Exactly the lines from the one containing "Give me the Plotly source for this chart." through the one containing "N_vals = [94.0, 87.7, 87.7]" are to be returned, please, without any pictures.

Exercise materials |
▼

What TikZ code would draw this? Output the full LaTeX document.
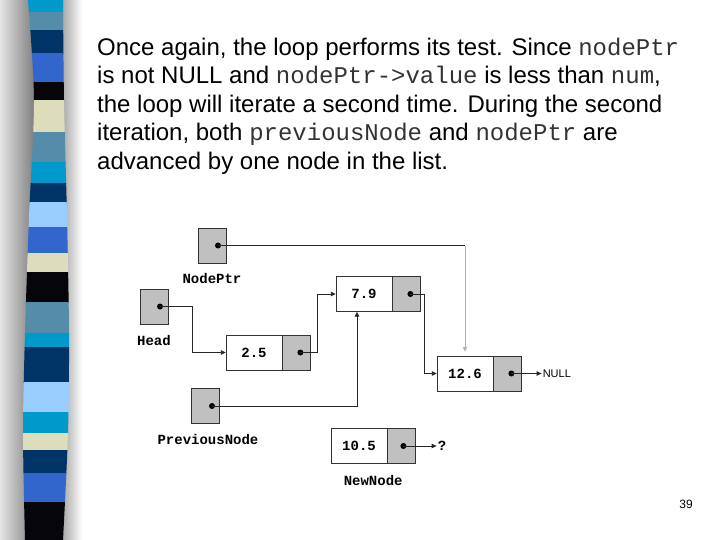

▲
▼

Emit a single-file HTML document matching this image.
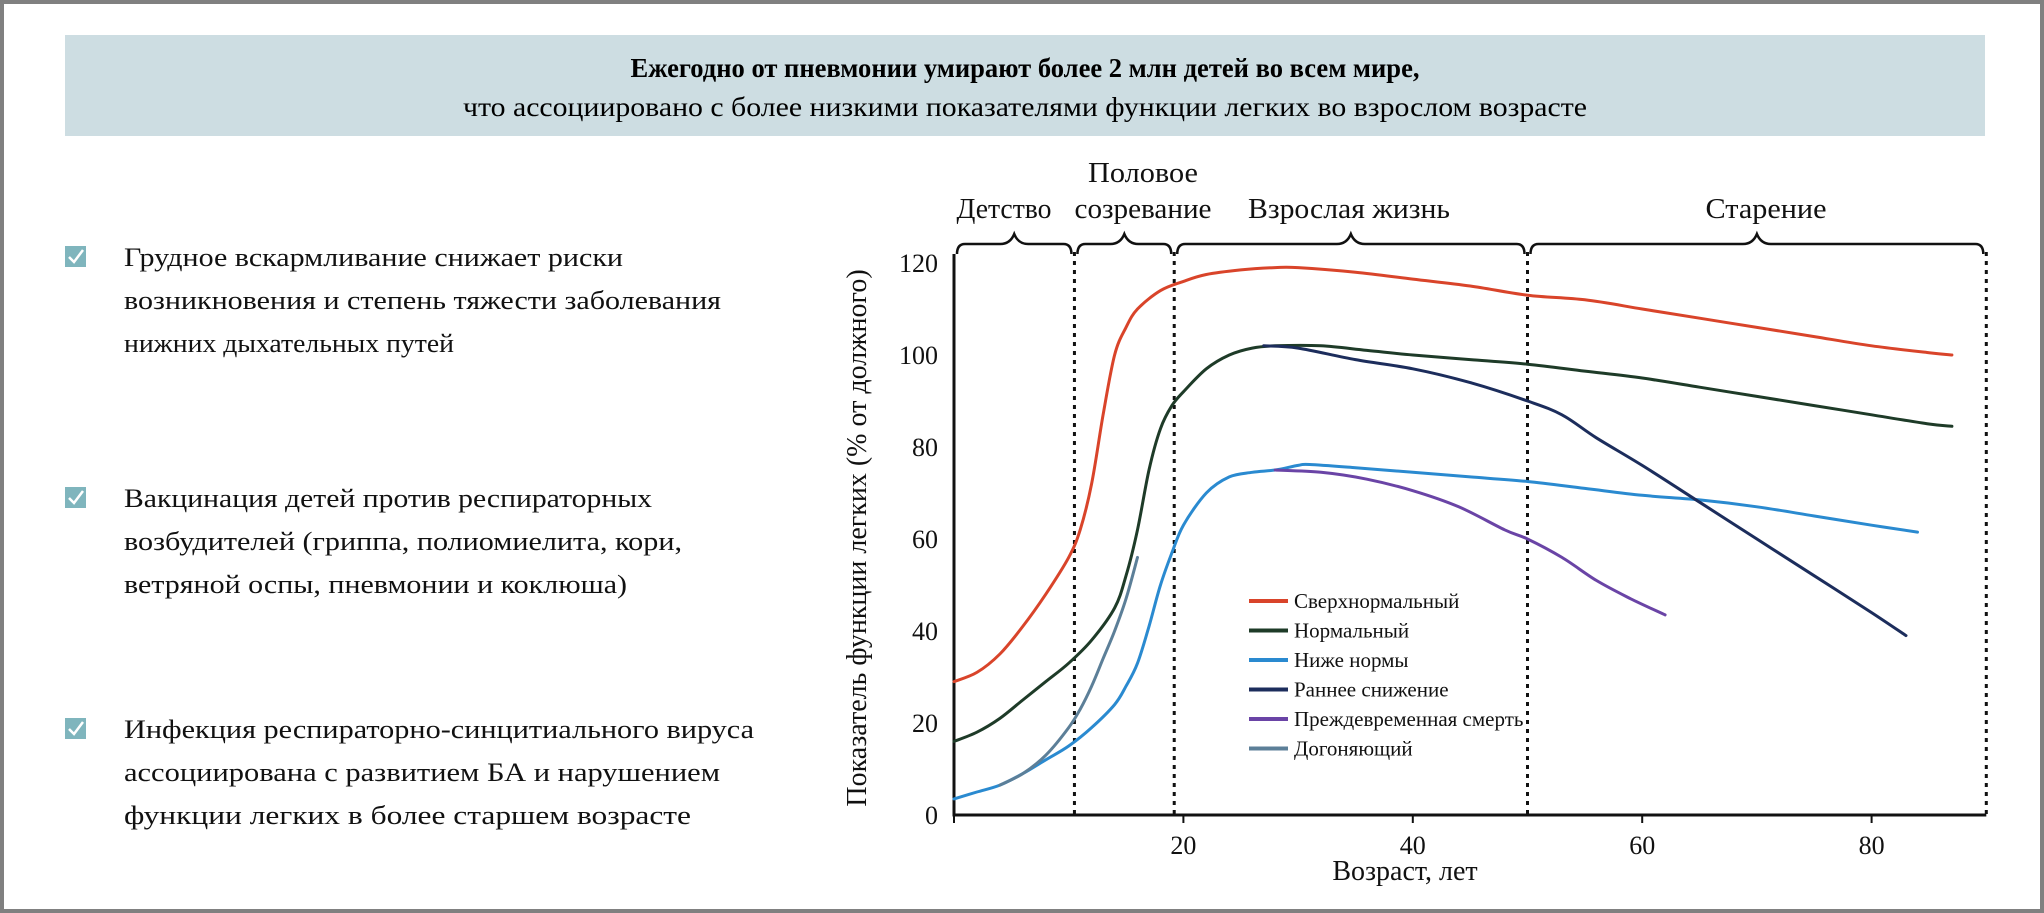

▲
▼

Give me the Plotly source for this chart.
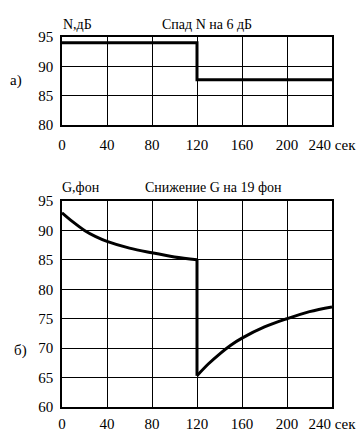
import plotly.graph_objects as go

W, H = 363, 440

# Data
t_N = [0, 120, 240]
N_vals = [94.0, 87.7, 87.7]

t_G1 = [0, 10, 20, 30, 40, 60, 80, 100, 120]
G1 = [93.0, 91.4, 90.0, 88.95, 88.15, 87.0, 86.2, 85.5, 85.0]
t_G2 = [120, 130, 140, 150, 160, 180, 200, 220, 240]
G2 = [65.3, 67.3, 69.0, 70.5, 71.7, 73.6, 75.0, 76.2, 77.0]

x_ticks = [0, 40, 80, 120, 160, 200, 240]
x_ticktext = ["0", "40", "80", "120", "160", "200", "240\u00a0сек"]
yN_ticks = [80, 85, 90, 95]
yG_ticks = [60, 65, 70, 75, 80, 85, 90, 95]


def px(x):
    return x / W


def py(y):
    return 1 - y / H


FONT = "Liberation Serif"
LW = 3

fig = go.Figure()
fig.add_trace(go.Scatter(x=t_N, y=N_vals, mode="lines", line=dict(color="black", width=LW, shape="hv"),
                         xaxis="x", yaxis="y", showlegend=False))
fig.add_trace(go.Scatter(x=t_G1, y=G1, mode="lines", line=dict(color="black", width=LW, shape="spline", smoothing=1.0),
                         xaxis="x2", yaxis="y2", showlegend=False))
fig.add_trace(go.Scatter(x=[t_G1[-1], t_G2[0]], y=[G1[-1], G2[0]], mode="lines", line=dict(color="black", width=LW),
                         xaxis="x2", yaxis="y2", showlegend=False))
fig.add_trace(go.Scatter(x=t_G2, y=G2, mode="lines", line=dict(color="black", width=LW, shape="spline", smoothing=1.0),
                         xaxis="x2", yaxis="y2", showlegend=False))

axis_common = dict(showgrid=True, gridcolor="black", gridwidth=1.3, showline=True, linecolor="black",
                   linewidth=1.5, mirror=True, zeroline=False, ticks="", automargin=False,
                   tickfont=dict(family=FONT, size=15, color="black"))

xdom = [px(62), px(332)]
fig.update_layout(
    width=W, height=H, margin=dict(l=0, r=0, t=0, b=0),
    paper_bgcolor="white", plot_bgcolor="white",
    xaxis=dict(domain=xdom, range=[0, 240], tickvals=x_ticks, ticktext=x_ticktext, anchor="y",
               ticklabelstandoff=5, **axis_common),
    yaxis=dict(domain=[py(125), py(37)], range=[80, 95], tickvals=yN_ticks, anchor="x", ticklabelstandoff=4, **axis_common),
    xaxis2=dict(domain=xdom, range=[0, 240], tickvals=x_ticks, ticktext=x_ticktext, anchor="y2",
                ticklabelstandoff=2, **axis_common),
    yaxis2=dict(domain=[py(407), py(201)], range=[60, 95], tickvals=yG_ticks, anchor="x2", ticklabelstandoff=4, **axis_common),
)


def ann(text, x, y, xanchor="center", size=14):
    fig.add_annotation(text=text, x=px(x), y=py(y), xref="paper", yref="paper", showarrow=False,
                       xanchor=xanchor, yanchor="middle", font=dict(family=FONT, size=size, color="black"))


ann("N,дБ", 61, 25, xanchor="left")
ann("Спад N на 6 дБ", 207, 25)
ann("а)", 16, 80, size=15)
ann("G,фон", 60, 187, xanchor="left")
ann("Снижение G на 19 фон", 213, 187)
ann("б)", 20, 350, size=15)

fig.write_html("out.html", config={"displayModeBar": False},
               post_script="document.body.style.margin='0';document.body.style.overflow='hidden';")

▲

Answer to this problem |
Give me the Plotly source for this chart.
import plotly.graph_objects as go

W, H = 363, 440

# Data
t_N = [0, 120, 240]
N_vals = [94.0, 87.7, 87.7]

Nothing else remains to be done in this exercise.